About Langthorpe

The village has two pubs, The Anchor, which is an old brewery-home pub and The Fox and Hounds, situated along the Skelton Road. The village also has a caravan site at The Old Hall where static as well as touring caravans are welcome, making Langthorpe a popular holiday destination and somewhere to spend the time away from the pressures of city life.

A large Picnic Area with parking is provided by the river with its picturesque salmon leap and weir, and day angling tickets are available at the fishing shop over the river. The river and the canal also bring many visitors in their cruisers and narrow boats down river from York and beyond and up river from Ripon.

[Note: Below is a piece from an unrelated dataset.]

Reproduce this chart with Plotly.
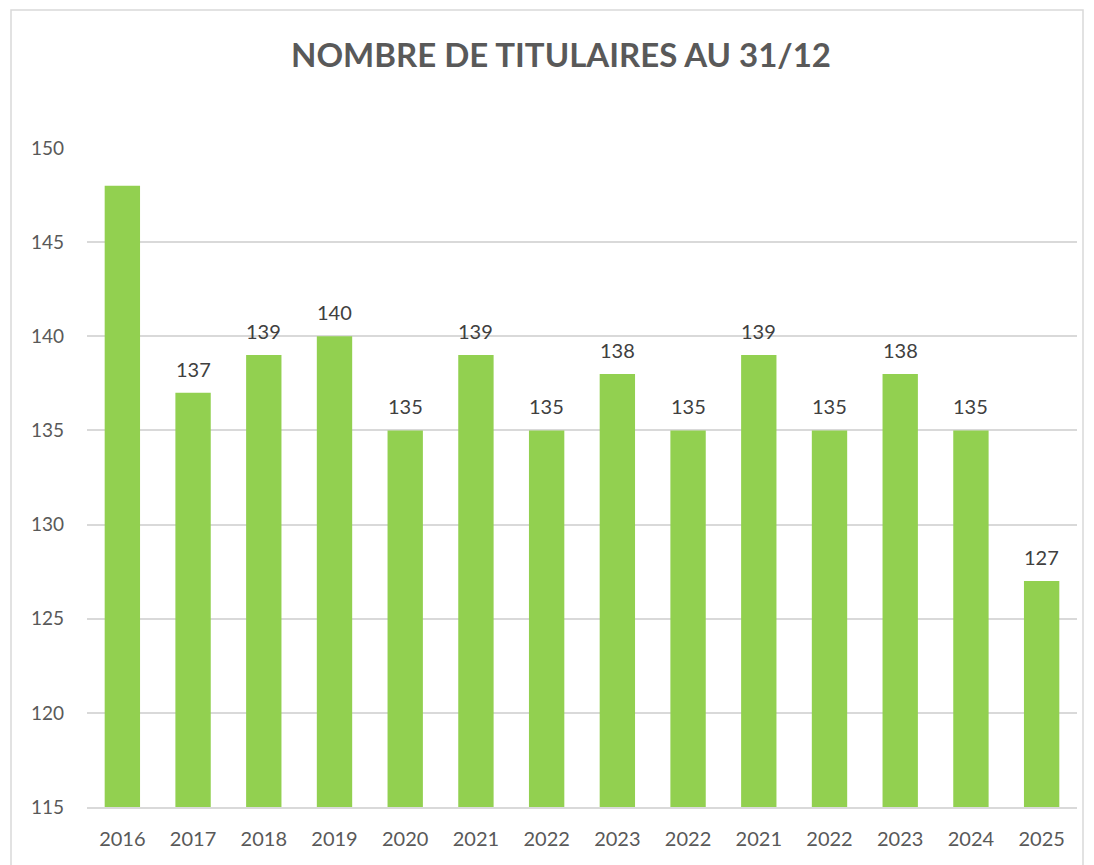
import plotly.graph_objects as go

categories = ["2016", "2017", "2018", "2019", "2020", "2021", "2022",
              "2023", "2022", "2021", "2022", "2023", "2024", "2025"]
values = [148, 137, 139, 140, 135, 139, 135, 138, 135, 139, 135, 138, 135, 127]
show_label = [False] + [True] * 13
y_ticks = [115, 120, 125, 130, 135, 140, 145, 150]

positions = list(range(len(categories)))

# page body has an 8px margin; compensate
OFF = 8
L, T, PW, PH = 87 - OFF, 148 - OFF, 990, 659
W, H = 1094, 865
R = W - L - PW
B = H - T - PH

FONT = "Lato, Open Sans, sans-serif"

fig = go.Figure()
fig.add_trace(go.Bar(
    x=positions, y=values, marker=dict(color="#92D050", line=dict(width=0)),
    hoverinfo="y",
))

for p, v, s in zip(positions, values, show_label):
    if s:
        fig.add_annotation(x=p, y=v, text=str(v), showarrow=False, yshift=24,
                           font=dict(family=FONT, size=20, color="#404040"))

# outer chart border (page coords 11..1083 x, 10..beyond bottom y)
fig.add_shape(type="rect", xref="paper", yref="paper",
              x0=(11 - OFF - L) / PW, x1=(1083 - OFF - L) / PW,
              y0=(T + PH - (880 - OFF)) / PH, y1=(T + PH - (10 - OFF)) / PH,
              line=dict(color="#D9D9D9", width=1.5), fillcolor="rgba(0,0,0,0)", layer="below")

fig.update_layout(
    width=W, height=H,
    margin=dict(l=L, r=R, t=T, b=B),
    paper_bgcolor="white", plot_bgcolor="white",
    bargap=0.5,
    showlegend=False,
    title=dict(text="<b>NOMBRE DE TITULAIRES AU 31/12</b>", x=(561 - OFF) / W,
               xanchor="center", y=1 - (55 - OFF) / H, yanchor="middle",
               font=dict(family=FONT, size=33, color="#595959")),
    xaxis=dict(tickmode="array", tickvals=positions, ticktext=categories,
               range=[-0.5, len(categories) - 0.5], showgrid=False,
               showline=True, linecolor="#D9D9D9", linewidth=2, ticks="",
               tickfont=dict(family=FONT, size=20, color="#595959"),
               ticklabelstandoff=13, zeroline=False),
    yaxis=dict(range=[115, 150], tickmode="array", tickvals=y_ticks,
               showgrid=True, gridcolor="#D9D9D9", gridwidth=1.5, zeroline=False,
               showline=False, ticks="",
               tickfont=dict(family=FONT, size=19, color="#595959"),
               ticklabelstandoff=22),
)

fig.write_html("out.html")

The residents of Langthorpe use the primary school at Kirby Hill, where the Parish church of All Saints is also to be found, just one mile to the north. Langthorpe has its own garage, but shopping is provided in Boroughbridge, both in it’s busy High Street, and at a large supermarket.

Langthorpe sign rock

Village entertainment is provided at Coronation Hall, which is well sited near to the roundabout by the River Ure and provides facilities for a number of the villages to the north of the river. Here you can dance, paint, keep fit, bowl or join one of the many clubs or societies established by local enthusiasts.

Busses run through the village to the cities of both Ripon and York, and a short walk will also connect you to a bus route through to Harrogate and thence into the national transport system. The A1, A168 and other routes provide easy access to local towns and centres of employment.

Bed and breakfast accommodation is available, and provides a base from the centre of North Yorkshire for visiting the Dales, North York Moors, the seaside, and the many Yorkshire market towns and cities as well as local attractions such as Newby Hall and Lightwater Valley.

The village of Langthorpe is situated in North Yorkshire, on the north bank of the River Ure, opposite Boroughbridge. The name means ‘long settlement’, and the village runs along the west of Leeming Lane, which goes north to Kirby Hill nearly up to the Blue Bell Inn, and to the west, along the river bank towards Skelton-on-Ure.

The village is in the Vale of York, which is a vast fertile plain separating the Pennine Hills and Dales from the Hambleton Hills and North York Moors. The richness of the Vale results from deposits of boulder clay left by a large glacier, then by being the flood plain for the River Ure, which becomes the Ouse five miles downstream before eventually flowing into the Humber and the North Sea. Farms, mainly used for arable crops but with some sheep, pigs and chickens, surround the village. The changes to the route of the AI have made this village more pleasant and over the last 30 years it has expanded, with a number of houses and small estates being built, making Langthorpe a very desirable address.

The river and the canal also bring many visitors in their cruisers and narrow-boats down river from York and beyond and up river from Ripon. You will find many places to visit around the area: shopping in Boroughbridge, Harrogate or York; enjoying days out at Newby Hall, Lightwater Valley, Ripon and the seaside; looking at the scenery in the Dales or up on the Moors; and enjoying the local inns and restaurants.